Скорее всего, математике присуще понимать существенной равно и возможность выражения в ее описании не иначе как «буквальной» специфики той или иной ситуации вычисления. Определяемое подобными потребностями понимание природы неких операций преобразования или подсчета сложно ограничить идеями просто «вычислимости» или «преобразуемости», поскольку математика любым образом требует лишь точного решения, и тогда подобную «вычислимость» и «преобразуемость» естественным образом и доводится ограничить условиями, определяемыми исходя из возможности точного представления получаемого результата. Если математике требуется определить соотношение сторон «пифагорова треугольника», то здесь получение подобного решения явно исключает возможность представления, в том числе, и прямоугольного треугольника с нецелой величиной длины хотя бы одной из сторон. Специфические требования точности решения и обуславливают осознание математикой особенных условий точности постановки задачи, что, собственно, и порождает специфическое дробление и уточнение используемых описательных представлений. Конструкция «универсальный ярлык» лишь потому и непригодна для математики, что не способствует необходимой точности постановки математической задачи.
Понимание, достигнутое в данном анализе, даже в отсутствие осмысления природы различий теперь уже между ее предметными категориями, например, теми же натуральными и комплексными числами, тогда позволит нам формулировку общего положения, определяющего признак отрицательной эффективности универсального ярлыка. Какие же именно недостатки и видит математика в определительной способности гипотетического универсального ярлыка «число»? Конечно же, для математики использование подобной категории явно недостаточно в части определенности постановки задачи: математика понимает, что использование подобного представления фактически исключает как таковую возможность определения характера ответа и характера рекомендации, ожидаемой от нее условным «потребителем» ее установок или принципов. Универсальный ярлык в понимании математики уже никак не позволяет организацию деятельности в точном соответствии с «постановкой задачи», а, следовательно, не позволяет и решения задачи.
Отсюда математика, как и любая иная наука, тяготеющая к точности предлагаемых ею решений, и обращается к разработке «адресных» ярлыков в виде понятий, достаточных для задания и нечто же «точного регламента». Подобного рода правила, что допускают задание при посредстве использования аппарата уточняющих определений вроде «в инерциальных системах отсчета», «в действительных числах», «в конкретных фокусных группах», и обеспечивают достижение требуемых точности и адресности искомых решений. То есть подобные правила уже достаточны в том, что позволяют вместо использования условно лишь «называемых» понятий практиковать тогда и комбинирование «мер и структур», что и обращается основанием не только тождественности решения как определенного «востребования», но и устанавливает порядок выражения ожидаемого ответа посредством указания точно позиционируемого идентифицирующего признака. В отношении такого рода возможности тот же «универсальный ярлык» с его принципом «последнего рубежа» - то равно и очевидный нарушитель принципа достаточности такого рода обязательных требований.

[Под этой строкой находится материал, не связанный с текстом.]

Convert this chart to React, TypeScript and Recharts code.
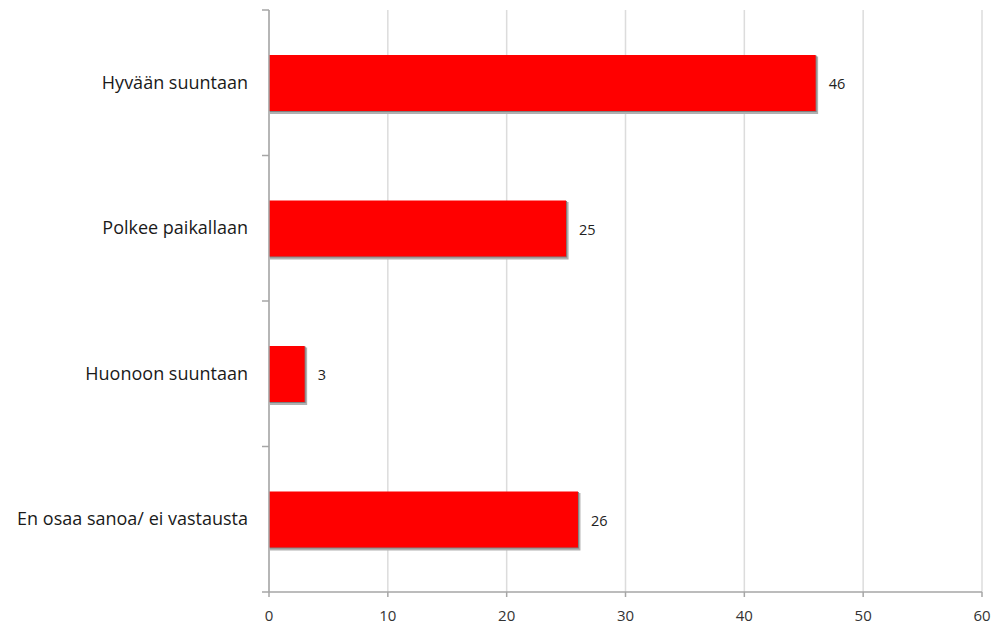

Огл. Слабость универсальных ярлыков - исключение условия «среза»
Вообразим, что мы планируем повести некое рассуждение в некоей «системе этических координат». Пусть, положим, предмет подобного рассуждения - то положение, когда мы не только на уровне эмоций, но и посредством действий будем проявлять наше недовольство другим, или впадать в радостное или удрученное состояние или будем оценивать некое положение исходя из картины тех проявлений, что «лежат на поверхности». Как правило, нас будет охватывать радость, если рассуждению дано будет продолжить тему нечто «нравственно положительного», хотя нередко порождение этой радости такого рода мотивами вряд ли позволит и какое-либо оправдание. Но если нам доводится наблюдать радостное состояние и некоей крупной фигуры, охватившее его потому, что, как он думает, ему удалось «надуть» некую другую крупную фигуру, то - как нам подобает понимать подобный ход событий? Подобного рода вряд ли особо сложный пример и позволяет оценку, что если расследование обстоятельств некоей ситуации покоится на построении такой картины происходящего, что здесь признается существенным то не более чем закрепление «универсального ярлыка», то подобный «методологический посыл» и подобает расценивать как источник очевидной ошибки. Анализу в системе «этических координат» любых подобного рода характерно «двусмысленных» событий равно дано означать и совершение ошибки, обуславливаемой не только отсутствием комплексного подхода к явлению, но и невниманием к специфике непременной неоднозначности эффекта, порождаемого подобным явлением.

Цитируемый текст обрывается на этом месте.